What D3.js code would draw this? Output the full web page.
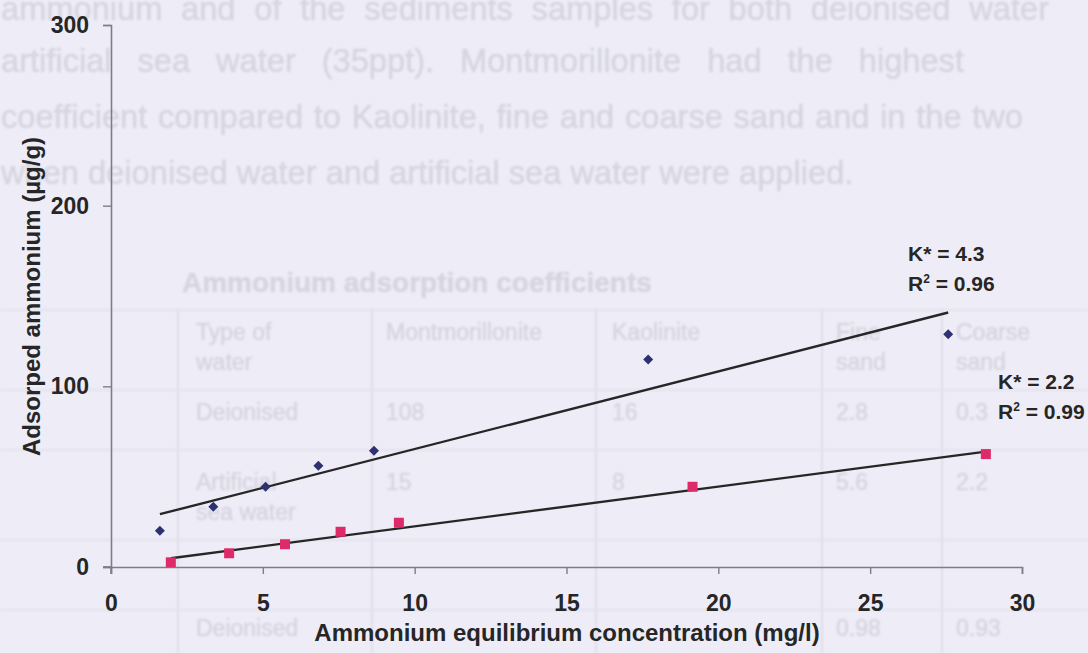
<!DOCTYPE html>
<html>
<head>
<meta charset="utf-8">
<script src="https://cdn.jsdelivr.net/npm/d3@7"></script>
<style>
  html, body { margin: 0; padding: 0; background: #eeedf7; }
  svg { display: block; }
  text { font-family: "Liberation Sans", Arial, sans-serif; }
</style>
</head>
<body>
<svg id="chart" width="1088" height="653"></svg>
<script>
// Ammonium adsorption isotherms: equilibrium concentration (mg/l) vs adsorbed ammonium (µg/g)
const deionisedConc     = [1.61, 3.37, 5.09, 6.83, 8.66, 17.69, 27.57];
const deionisedAdsorbed = [20.1, 33.4, 44.4, 56.1, 64.4, 114.9, 128.8];
const seawaterConc      = [1.97, 3.89, 5.73, 7.56, 9.48, 19.15, 28.81];
const seawaterAdsorbed  = [2.6, 7.6, 12.6, 19.5, 24.5, 44.4, 62.5];

// Linear fits: slope K*, intercept, coefficient of determination
const fitSlopes     = [4.3, 2.2];
const fitIntercepts = [22.3, 0.5];
const fitR2         = [0.96, 0.99];

const xTicks = [0, 5, 10, 15, 20, 25, 30];
const yTicks = [0, 100, 200, 300];
const xTitle = "Ammonium equilibrium concentration (mg/l)";
const yTitle = "Adsorped ammonium (µg/g)";

// Faint text of the facing page showing through the paper
const pageLines = [
  "ammonium and of the sediments samples for both deionised water",
  "artificial sea water (35ppt). Montmorillonite had the highest",
  "coefficient compared to Kaolinite, fine and coarse sand and in the two",
  "when deionised water and artificial sea water were applied."
];
const tableCaption = "Ammonium adsorption coefficients";
const tableCells = [
  ["Type    of", "Montmorillonite", "Kaolinite", "Fine", "Coarse"],
  ["water", "", "", "sand", "sand"],
  ["Deionised", "108", "16", "2.8", "0.3"],
  ["Artificial", "15", "8", "5.6", "2.2"],
  ["sea water", "", "", "", ""],
  ["Deionised", "", "", "0.98", "0.93"]
];

const svg = d3.select("#chart");
const W = 1088, H = 653;

// ---- show-through page ----
const defs = svg.append("defs");
defs.append("filter").attr("id", "soft")
  .append("feGaussianBlur").attr("stdDeviation", 1.1);

const ghost = svg.append("g").attr("filter", "url(#soft)")
  .attr("fill", "#d6d5e1").attr("stroke", "#d6d5e1").attr("stroke-width", 0.6);

// size the page font so the closing (unjustified) line spans its width
const probe = ghost.append("text").style("font-size", "28px").text(pageLines[3]);
const pageFont = 28 * 853 / probe.node().getComputedTextLength();
probe.remove();

const lineY = [20, 72, 128, 184];
const lineEnd = [1049, 964, 1023, null];
pageLines.forEach((t, i) => {
  const el = ghost.append("text").attr("x", 1).attr("y", lineY[i])
    .style("font-size", `${pageFont}px`).text(t);
  if (lineEnd[i]) {
    const natural = el.node().getComputedTextLength();
    const gaps = t.split(" ").length - 1;
    el.style("word-spacing", `${Math.max(0, (lineEnd[i] - 1 - natural) / gaps)}px`);
  }
});
ghost.append("text").attr("x", 182).attr("y", 292)
  .style("font-size", "28px").style("font-weight", "bold").text(tableCaption);
const colX = [196, 386, 612, 836, 956];
const rowY = [340, 370, 420, 490, 520, 636];
const tg = ghost.append("g").style("font-size", "23px");
tableCells.forEach((row, r) => row.forEach((c, k) => {
  if (c) tg.append("text").attr("x", colX[k]).attr("y", rowY[r]).text(c);
}));
const grid = svg.append("g").attr("filter", "url(#soft)");
grid.selectAll("line.v").data([178, 372, 596, 822, 942]).join("line")
  .attr("x1", d => d).attr("x2", d => d).attr("y1", 308).attr("y2", 653)
  .attr("stroke", "#dddce8").attr("stroke-width", 2);
grid.selectAll("line.h").data([310, 390, 450, 540, 610]).join("line")
  .attr("x1", 0).attr("x2", W).attr("y1", d => d).attr("y2", d => d)
  .attr("stroke", "#e2e1ec").attr("stroke-width", 2);

// ---- chart ----
const x = d3.scaleLinear().domain([0, 30]).range([111, 1022]);
const y = d3.scaleLinear().domain([0, 300]).range([567, 25]);

const axisColor = "#7d7d89";
const ink = "#262626";

const gx = svg.append("g").attr("transform", `translate(0,${y(0)})`)
  .call(d3.axisBottom(x).tickValues(xTicks).tickSize(7).tickPadding(21).tickFormat(d3.format("d")));
const gy = svg.append("g").attr("transform", `translate(${x(0)},0)`)
  .call(d3.axisLeft(y).tickValues(yTicks).tickSize(8).tickPadding(14).tickFormat(d3.format("d")));

[gx, gy].forEach(g => {
  g.select(".domain").attr("stroke", axisColor).attr("stroke-width", 1.6);
  g.selectAll(".tick line").attr("stroke", axisColor).attr("stroke-width", 1.4);
  g.selectAll(".tick text").attr("fill", ink)
    .style("font-size", "23px").style("font-weight", "bold")
    .style("font-family", "'Liberation Sans', Arial, sans-serif");
});
// frame corner: both axis lines run out to the tick length
svg.append("line").attr("x1", x(0)).attr("x2", x(0)).attr("y1", y(0)).attr("y2", y(0) + 7)
  .attr("stroke", axisColor).attr("stroke-width", 1.4);
svg.append("line").attr("x1", x(0) - 8).attr("x2", x(0)).attr("y1", y(0)).attr("y2", y(0))
  .attr("stroke", axisColor).attr("stroke-width", 1.6);

// axis titles
svg.append("text").attr("x", 567).attr("y", 641)
  .attr("text-anchor", "middle").attr("fill", ink)
  .style("font-size", "24px").style("font-weight", "bold").text(xTitle);
svg.append("text").attr("transform", `translate(40,${(138 + 455) / 2}) rotate(-90)`)
  .attr("text-anchor", "middle").attr("fill", ink)
  .style("font-size", "24px").style("font-weight", "bold").text(yTitle);

// fitted lines
const series = [
  { conc: deionisedConc, ads: deionisedAdsorbed },
  { conc: seawaterConc, ads: seawaterAdsorbed }
];
series.forEach((s, i) => {
  const x0 = d3.min(s.conc), x1 = d3.max(s.conc);
  svg.append("line")
    .attr("x1", x(x0)).attr("y1", y(fitSlopes[i] * x0 + fitIntercepts[i]))
    .attr("x2", x(x1)).attr("y2", y(fitSlopes[i] * x1 + fitIntercepts[i]))
    .attr("stroke", "#262626").attr("stroke-width", 2.4);
});

// deionised water: navy diamonds
svg.append("g").selectAll("path").data(deionisedConc).join("path")
  .attr("d", d3.symbol(d3.symbolDiamond2, 64)())
  .attr("transform", (d, i) => `translate(${x(d)},${y(deionisedAdsorbed[i])})`)
  .attr("fill", "#2e3170");

// artificial sea water: magenta squares
svg.append("g").selectAll("rect").data(seawaterConc).join("rect")
  .attr("x", d => x(d) - 5).attr("y", (d, i) => y(seawaterAdsorbed[i]) - 5)
  .attr("width", 10).attr("height", 10)
  .attr("fill", "#de2a68");

// fit annotations
const labelPos = [[908, 261], [998, 389]];
fitSlopes.forEach((k, i) => {
  const g = svg.append("g").attr("fill", ink)
    .style("font-size", "21px").style("font-weight", "bold");
  g.append("text").attr("x", labelPos[i][0]).attr("y", labelPos[i][1])
    .text(`K* = ${d3.format(".1f")(k)}`);
  const t = g.append("text").attr("x", labelPos[i][0]).attr("y", labelPos[i][1] + 30);
  t.append("tspan").text("R");
  t.append("tspan").attr("dy", -8).style("font-size", "12px").text("2");
  t.append("tspan").attr("dy", 8).text(` = ${d3.format(".2f")(fitR2[i])}`);
});
</script>
</body>
</html>
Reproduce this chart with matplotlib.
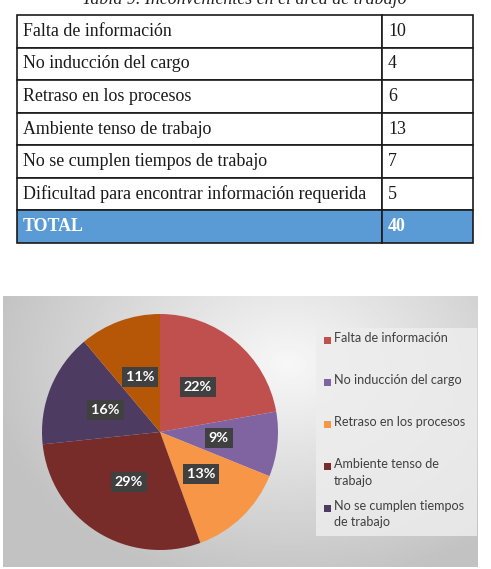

> Given exercise
Omit all pictures while transcribing the entries verbatim.

> Solution to the problem
What D3.js code would draw this? Output the full web page.
<!DOCTYPE html>
<html>
<head>
<meta charset="utf-8">
<script src="https://cdn.jsdelivr.net/npm/d3@7"></script>
<style>
  html, body { margin: 0; padding: 0; background: #eeedf7; }
  svg { display: block; }
  text { font-family: "Liberation Sans", Arial, sans-serif; }
</style>
</head>
<body>
<svg id="chart" width="1088" height="653"></svg>
<script>
// Ammonium adsorption isotherms: equilibrium concentration (mg/l) vs adsorbed ammonium (µg/g)
const deionisedConc     = [1.61, 3.37, 5.09, 6.83, 8.66, 17.69, 27.57];
const deionisedAdsorbed = [20.1, 33.4, 44.4, 56.1, 64.4, 114.9, 128.8];
const seawaterConc      = [1.97, 3.89, 5.73, 7.56, 9.48, 19.15, 28.81];
const seawaterAdsorbed  = [2.6, 7.6, 12.6, 19.5, 24.5, 44.4, 62.5];

// Linear fits: slope K*, intercept, coefficient of determination
const fitSlopes     = [4.3, 2.2];
const fitIntercepts = [22.3, 0.5];
const fitR2         = [0.96, 0.99];

const xTicks = [0, 5, 10, 15, 20, 25, 30];
const yTicks = [0, 100, 200, 300];
const xTitle = "Ammonium equilibrium concentration (mg/l)";
const yTitle = "Adsorped ammonium (µg/g)";

// Faint text of the facing page showing through the paper
const pageLines = [
  "ammonium and of the sediments samples for both deionised water",
  "artificial sea water (35ppt). Montmorillonite had the highest",
  "coefficient compared to Kaolinite, fine and coarse sand and in the two",
  "when deionised water and artificial sea water were applied."
];
const tableCaption = "Ammonium adsorption coefficients";
const tableCells = [
  ["Type    of", "Montmorillonite", "Kaolinite", "Fine", "Coarse"],
  ["water", "", "", "sand", "sand"],
  ["Deionised", "108", "16", "2.8", "0.3"],
  ["Artificial", "15", "8", "5.6", "2.2"],
  ["sea water", "", "", "", ""],
  ["Deionised", "", "", "0.98", "0.93"]
];

const svg = d3.select("#chart");
const W = 1088, H = 653;

// ---- show-through page ----
const defs = svg.append("defs");
defs.append("filter").attr("id", "soft")
  .append("feGaussianBlur").attr("stdDeviation", 1.1);

const ghost = svg.append("g").attr("filter", "url(#soft)")
  .attr("fill", "#d6d5e1").attr("stroke", "#d6d5e1").attr("stroke-width", 0.6);

// size the page font so the closing (unjustified) line spans its width
const probe = ghost.append("text").style("font-size", "28px").text(pageLines[3]);
const pageFont = 28 * 853 / probe.node().getComputedTextLength();
probe.remove();

const lineY = [20, 72, 128, 184];
const lineEnd = [1049, 964, 1023, null];
pageLines.forEach((t, i) => {
  const el = ghost.append("text").attr("x", 1).attr("y", lineY[i])
    .style("font-size", `${pageFont}px`).text(t);
  if (lineEnd[i]) {
    const natural = el.node().getComputedTextLength();
    const gaps = t.split(" ").length - 1;
    el.style("word-spacing", `${Math.max(0, (lineEnd[i] - 1 - natural) / gaps)}px`);
  }
});
ghost.append("text").attr("x", 182).attr("y", 292)
  .style("font-size", "28px").style("font-weight", "bold").text(tableCaption);
const colX = [196, 386, 612, 836, 956];
const rowY = [340, 370, 420, 490, 520, 636];
const tg = ghost.append("g").style("font-size", "23px");
tableCells.forEach((row, r) => row.forEach((c, k) => {
  if (c) tg.append("text").attr("x", colX[k]).attr("y", rowY[r]).text(c);
}));
const grid = svg.append("g").attr("filter", "url(#soft)");
grid.selectAll("line.v").data([178, 372, 596, 822, 942]).join("line")
  .attr("x1", d => d).attr("x2", d => d).attr("y1", 308).attr("y2", 653)
  .attr("stroke", "#dddce8").attr("stroke-width", 2);
grid.selectAll("line.h").data([310, 390, 450, 540, 610]).join("line")
  .attr("x1", 0).attr("x2", W).attr("y1", d => d).attr("y2", d => d)
  .attr("stroke", "#e2e1ec").attr("stroke-width", 2);

// ---- chart ----
const x = d3.scaleLinear().domain([0, 30]).range([111, 1022]);
const y = d3.scaleLinear().domain([0, 300]).range([567, 25]);

const axisColor = "#7d7d89";
const ink = "#262626";

const gx = svg.append("g").attr("transform", `translate(0,${y(0)})`)
  .call(d3.axisBottom(x).tickValues(xTicks).tickSize(7).tickPadding(21).tickFormat(d3.format("d")));
const gy = svg.append("g").attr("transform", `translate(${x(0)},0)`)
  .call(d3.axisLeft(y).tickValues(yTicks).tickSize(8).tickPadding(14).tickFormat(d3.format("d")));

[gx, gy].forEach(g => {
  g.select(".domain").attr("stroke", axisColor).attr("stroke-width", 1.6);
  g.selectAll(".tick line").attr("stroke", axisColor).attr("stroke-width", 1.4);
  g.selectAll(".tick text").attr("fill", ink)
    .style("font-size", "23px").style("font-weight", "bold")
    .style("font-family", "'Liberation Sans', Arial, sans-serif");
});
// frame corner: both axis lines run out to the tick length
svg.append("line").attr("x1", x(0)).attr("x2", x(0)).attr("y1", y(0)).attr("y2", y(0) + 7)
  .attr("stroke", axisColor).attr("stroke-width", 1.4);
svg.append("line").attr("x1", x(0) - 8).attr("x2", x(0)).attr("y1", y(0)).attr("y2", y(0))
  .attr("stroke", axisColor).attr("stroke-width", 1.6);

// axis titles
svg.append("text").attr("x", 567).attr("y", 641)
  .attr("text-anchor", "middle").attr("fill", ink)
  .style("font-size", "24px").style("font-weight", "bold").text(xTitle);
svg.append("text").attr("transform", `translate(40,${(138 + 455) / 2}) rotate(-90)`)
  .attr("text-anchor", "middle").attr("fill", ink)
  .style("font-size", "24px").style("font-weight", "bold").text(yTitle);

// fitted lines
const series = [
  { conc: deionisedConc, ads: deionisedAdsorbed },
  { conc: seawaterConc, ads: seawaterAdsorbed }
];
series.forEach((s, i) => {
  const x0 = d3.min(s.conc), x1 = d3.max(s.conc);
  svg.append("line")
    .attr("x1", x(x0)).attr("y1", y(fitSlopes[i] * x0 + fitIntercepts[i]))
    .attr("x2", x(x1)).attr("y2", y(fitSlopes[i] * x1 + fitIntercepts[i]))
    .attr("stroke", "#262626").attr("stroke-width", 2.4);
});

// deionised water: navy diamonds
svg.append("g").selectAll("path").data(deionisedConc).join("path")
  .attr("d", d3.symbol(d3.symbolDiamond2, 64)())
  .attr("transform", (d, i) => `translate(${x(d)},${y(deionisedAdsorbed[i])})`)
  .attr("fill", "#2e3170");

// artificial sea water: magenta squares
svg.append("g").selectAll("rect").data(seawaterConc).join("rect")
  .attr("x", d => x(d) - 5).attr("y", (d, i) => y(seawaterAdsorbed[i]) - 5)
  .attr("width", 10).attr("height", 10)
  .attr("fill", "#de2a68");

// fit annotations
const labelPos = [[908, 261], [998, 389]];
fitSlopes.forEach((k, i) => {
  const g = svg.append("g").attr("fill", ink)
    .style("font-size", "21px").style("font-weight", "bold");
  g.append("text").attr("x", labelPos[i][0]).attr("y", labelPos[i][1])
    .text(`K* = ${d3.format(".1f")(k)}`);
  const t = g.append("text").attr("x", labelPos[i][0]).attr("y", labelPos[i][1] + 30);
  t.append("tspan").text("R");
  t.append("tspan").attr("dy", -8).style("font-size", "12px").text("2");
  t.append("tspan").attr("dy", 8).text(` = ${d3.format(".2f")(fitR2[i])}`);
});
</script>
</body>
</html>
Reproduce this chart with matplotlib.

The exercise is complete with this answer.